PERSISTENCE OF MIASMA THEORY
Despite the earlier work of Dr. John Snow, many still believed that cholera was caused by miasmata. Just 10 years before Koch's cholera publication, at a major International Sanitary Conference in 1874, representatives of 21 governments voted unanimously that "ambient air is the principal vehicle of the generative agent of cholera." With Koch's highly publicized findings, however, the tide of scientific and public opinion began to increasingly to change, although slowly. Scientists were divided in Germany, almost entirely negative to Koch's theory in France, and nearly so in England. In the International Sanitary Conference of 1885 attended by Robert Koch along with representatives of 28 countries, the British delegation successfully blocked any "theoretical discussion on the etiology of cholera," thereby denying evidence that British John Snow had so carefully described in his 1855 book, Italian Filippo Pacini had
witnessed in his 1854 microscopic studies, and German Robert Koch had cultured in his field and laboratory studies a year earlier in 1884.

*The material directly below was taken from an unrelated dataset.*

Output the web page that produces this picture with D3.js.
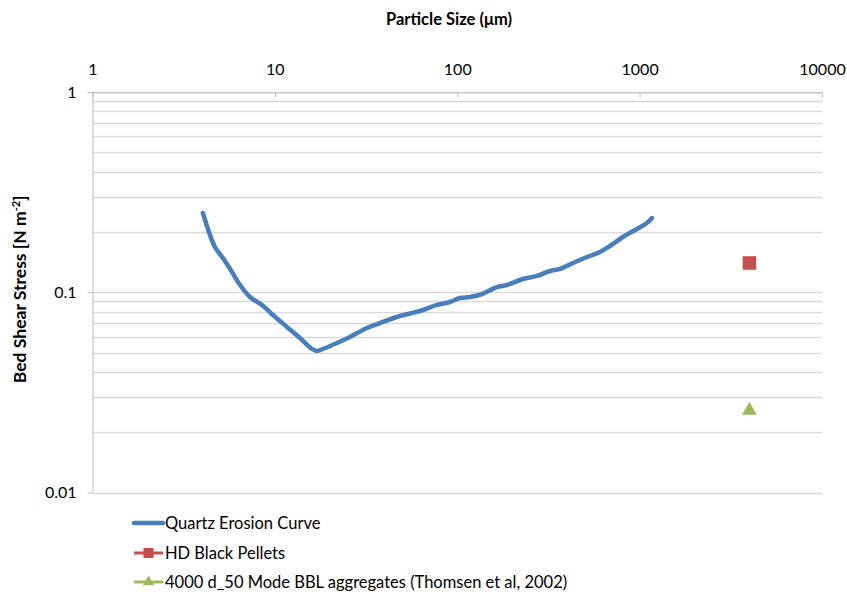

The grip of prevailing dogma was difficult to loosen. Yet with time the scientific clarity of Snow, Pacini and Koch swayed scientific opinions and the
miasma theory of cholera was finally laid to rest.
Sources:
Barcat,Juan Antonio.Filippo Pacini y el cólera, 1854,Medicina (B Aires), 74(1), 2014, pp. 77-79.
Bentivoglio M, Pacini P. Flippo Pacini: a determined observer. Brain
Research Bulletin 38(2), 161-165, 1995.
Hassall, Arthur Hill. The Narrative of a Busy Life: An Autobiography. London: Longmans, Green, and Co., 1893, pp.1-166.
Howard-Jones
N. Robert Koch and the cholera vibrio: a centenary. British Medical Journal 288, 379-381, 1984.
Lippi, D. and Gotuzzo, E. The greatest steps towards the discovery of Vibrio cholerae, Clinical Microbiology and Infection 20(3), March 2014, pp. 191-195.
Paneth, N. et al. A rivalry of foulness: Official and unofficial investigations of the London cholera epidemic of 1854, American Journal of Public Health 88(10), October, 1998, pp. 1545-1553.
Sravanthi, K., et al. Robert Koch: From Anthrax to Tuberculosis – A Journey in Medical Science, Cureus, 16(11):e72955, 2024.